Pourquoi avoir choisi le ton de l’humour ?
M. L. C. : Le ton de l’humour s’est tout de suite imposé avec les deux personnages qui se balancent des idées et créent ensemble de fausses publicités. Et puis, les meilleures comédies ont toutes un fond fort à défendre. C’est, à mon sens, ce qui fait la base du meilleur humour. La Grande Vadrouille parle du nazisme, les films de Judd Apatow touchent toujours à des sujets de société très forts… L’un va avec l’autre, on ne peut pas faire de comédie sans sujet de société.
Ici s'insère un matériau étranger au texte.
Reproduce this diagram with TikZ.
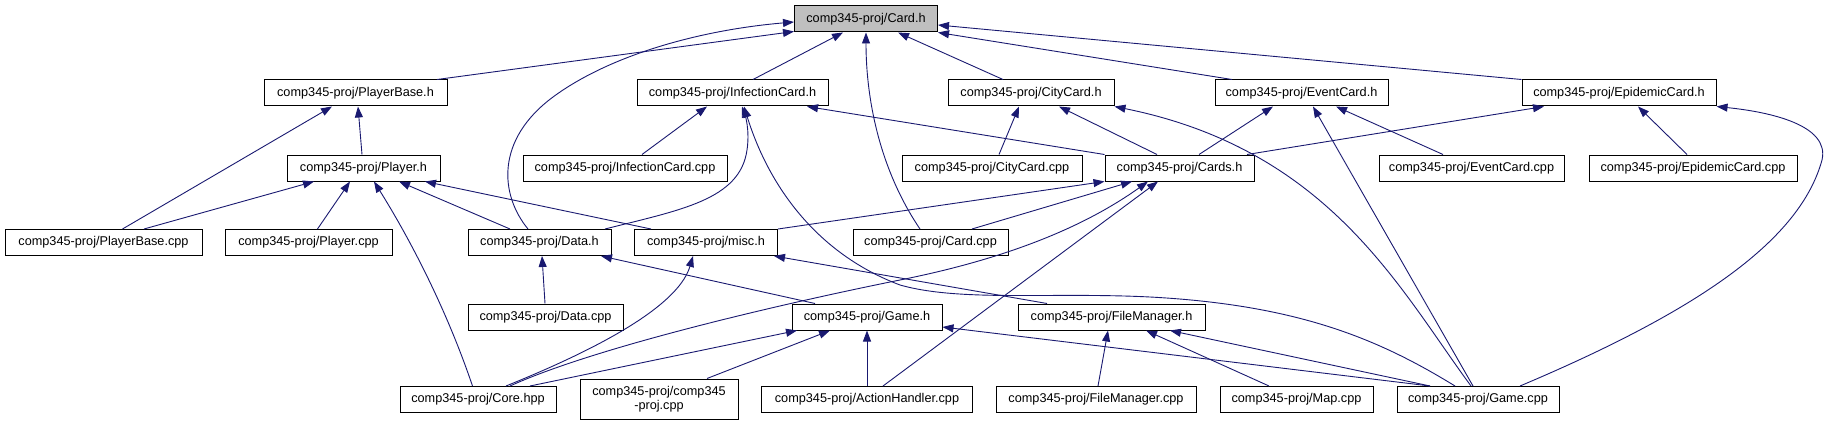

C. L.-P. : Quand on s’est lancés dans le projet, l’idée de faire un film un peu humoristique et accessible est née assez rapidement. Mais, plus le projet a été nourri, notamment avec les entretiens, plus il y a eu de choses concrètes et plus c’est devenu indispensable en fait. La comédie est vraiment devenue le moyen d’avoir un fond politique tout en le rendant accessible au plus grand nombre. L’humour, avec des traits qui sont bien sûr grossis, nous a vraiment permis de parler des contradictions existantes dans beaucoup d’entreprises, des biais cognitifs, des stéréotypes. Ça nous a semblé être le seul moyen d’aborder ces choses-là sans culpabiliser, sans que les gens se sentent mal, mais en faisant quand même passer le message de manière la plus efficace qu’il soit.
Vous prévoyez de présenter ce film lors de festivals et dans les écoles. Pourquoi ?
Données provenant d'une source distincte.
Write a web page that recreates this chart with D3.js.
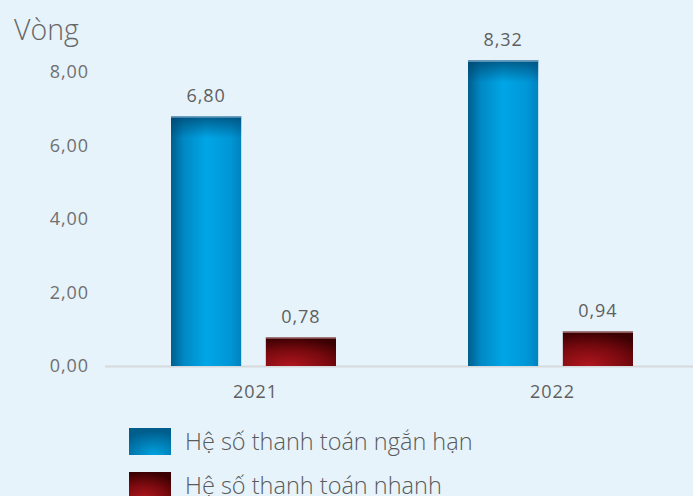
<!DOCTYPE html>
<html>
<head>
<meta charset="utf-8">
<script src="https://cdn.jsdelivr.net/npm/d3@7/dist/d3.min.js"></script>
<style>
  html, body { margin: 0; padding: 0; background: #e6f3fb; }
  svg { display: block; }
  text { font-family: "Open Sans", "Noto Sans", sans-serif; }
  .num { font-family: "Open Sans", sans-serif; letter-spacing: 0.9px; }
</style>
</head>
<body>
<div id="chart"></div>
<script>
// Liquidity ratios by year
const years = ["2021", "2022"];
const seriesNames = ["Hệ số thanh toán ngắn hạn", "Hệ số thanh toán nhanh"];
const currentRatio = [6.80, 8.32];
const quickRatio = [0.78, 0.94];
const yTicks = [0, 2, 4, 6, 8];
const unitLabel = "Vòng";

const W = 693, H = 496;
const svg = d3.select("#chart").append("svg").attr("width", W).attr("height", H);

svg.append("rect").attr("width", W).attr("height", H).attr("fill", "#e6f3fb");

const defs = svg.append("defs");

// Blue bar: darker edges, bright centre, darker top band
const gBlue = defs.append("linearGradient").attr("id", "blueH").attr("x1", 0).attr("x2", 1).attr("y1", 0).attr("y2", 0);
gBlue.append("stop").attr("offset", "0%").attr("stop-color", "#005e8c");
gBlue.append("stop").attr("offset", "18%").attr("stop-color", "#0088c4");
gBlue.append("stop").attr("offset", "50%").attr("stop-color", "#00a6e6");
gBlue.append("stop").attr("offset", "85%").attr("stop-color", "#0096d6");
gBlue.append("stop").attr("offset", "100%").attr("stop-color", "#0082bd");

const gBlueTop = defs.append("linearGradient").attr("id", "blueV").attr("x1", 0).attr("x2", 0).attr("y1", 0).attr("y2", 1);
gBlueTop.append("stop").attr("offset", "0%").attr("stop-color", "#00426a").attr("stop-opacity", 0.75);
gBlueTop.append("stop").attr("offset", "100%").attr("stop-color", "#00426a").attr("stop-opacity", 0);

// Blue legend swatch: glow from the lower middle
const gBlueSw = defs.append("radialGradient").attr("id", "blueSw")
  .attr("cx", "0.6").attr("cy", "1").attr("r", "0.9");
gBlueSw.append("stop").attr("offset", "0%").attr("stop-color", "#00a3e2");
gBlueSw.append("stop").attr("offset", "100%").attr("stop-color", "#005d8c");

// Red bar: radial glow from the lower left
const gRed = defs.append("radialGradient").attr("id", "redR")
  .attr("cx", "0.35").attr("cy", "1").attr("r", "1");
gRed.append("stop").attr("offset", "0%").attr("stop-color", "#b0161f");
gRed.append("stop").attr("offset", "55%").attr("stop-color", "#7a0a0f");
gRed.append("stop").attr("offset", "100%").attr("stop-color", "#3a0002");

const y = d3.scaleLinear().domain([0, 8]).range([366, 72]);
const x0 = d3.scaleBand().domain(years).range([105, 699]);
const x1 = d3.scaleBand().domain([0, 1]).range([66, 231]).paddingInner(0.26).paddingOuter(0);
const fmt = v => d3.format(".2f")(v).replace(".", ",");

// Unit label
svg.append("text").attr("x", 14).attr("y", 40)
  .attr("font-size", 28.5).attr("font-weight", 300).attr("fill", "#666").text(unitLabel);

// Y axis labels
const yAxis = d3.axisLeft(y).tickValues(yTicks).tickFormat(fmt).tickSize(0).tickPadding(0);
const ya = svg.append("g").attr("transform", "translate(89,0)").call(yAxis);
ya.select(".domain").remove();
ya.selectAll("text").attr("class", "num").attr("font-size", 18).attr("fill", "#707070")
  .attr("font-family", null);

// Baseline
svg.append("line").attr("x1", 105).attr("x2", W).attr("y1", 366.5).attr("y2", 366.5)
  .attr("stroke", "#d6dadd").attr("stroke-width", 2);

// Bars
const groups = svg.selectAll("g.year").data(years).enter().append("g")
  .attr("class", "year").attr("transform", d => `translate(${x0(d)},0)`);

const seriesData = [currentRatio, quickRatio];
years.forEach((yr, i) => {
  const g = groups.filter(d => d === yr);
  seriesData.forEach((vals, s) => {
    const bx = x1(s), bw = x1.bandwidth();
    const top = y(vals[i]), h = y(0) - y(vals[i]);
    if (s === 0) {
      g.append("rect").attr("x", bx).attr("y", top).attr("width", bw).attr("height", h).attr("fill", "url(#blueH)");
      g.append("rect").attr("x", bx).attr("y", top).attr("width", bw).attr("height", Math.min(22, h)).attr("fill", "url(#blueV)");
      g.append("rect").attr("x", bx).attr("y", top).attr("width", bw).attr("height", 1.5).attr("fill", "#7aa7c6");
    } else {
      g.append("rect").attr("x", bx).attr("y", top).attr("width", bw).attr("height", h).attr("fill", "url(#redR)");
      g.append("rect").attr("x", bx).attr("y", top).attr("width", bw).attr("height", 1.2).attr("fill", "#b98a8c");
    }
    g.append("text").attr("class", "num").attr("x", bx + bw / 2).attr("y", top - 14)
      .attr("text-anchor", "middle").attr("font-size", 18).attr("fill", "#5f5f5f")
      .text(fmt(vals[i]));
  });
  g.append("text").attr("class", "num").attr("x", x0.bandwidth() / 2 + 2).attr("y", 398)
    .attr("text-anchor", "middle").attr("font-size", 18).attr("fill", "#5f5f5f").text(yr);
});

// Legend
const legend = svg.append("g").attr("transform", "translate(129,428)");
seriesNames.forEach((name, s) => {
  const row = legend.append("g").attr("transform", `translate(0,${s * 44})`);
  row.append("rect").attr("width", 42).attr("height", 27)
    .attr("fill", s === 0 ? "url(#blueSw)" : "url(#redR)");
  row.append("text").attr("x", 56).attr("y", 21.5).attr("font-size", 23.5).attr("font-weight", 300)
    .attr("fill", "#5a5a5a").text(name);
});
</script>
</body>
</html>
Valérie La Capria : Dans le film, les traits sont grossis. On peut cependant envisager qu’il reste des comportements qui éloignent les femmes des métiers de la tech, qui sont quand même très masculins. Et c’est aussi vrai dans d’autres métiers ou pour accéder à des postes de direction. Or, pour arriver à faire changer ces biais cognitifs, il faut permettre aux jeunes – filles et garçons – très tôt de pouvoir exprimer leurs craintes par rapport à ça, d’échanger entre eux. La sensibilisation, l’éducation à la parité, à l’acceptation et à la reconnaissance que les femmes peuvent tout à fait exercer des métiers jusqu’alors tenus par des hommes ou occuper des postes de direction doit se faire tôt. Si on commence à en parler après le lycée, c’est déjà trop tard. Ça peut donc avoir un intérêt d’aller le présenter à des publics assez jeunes, à partir du collège.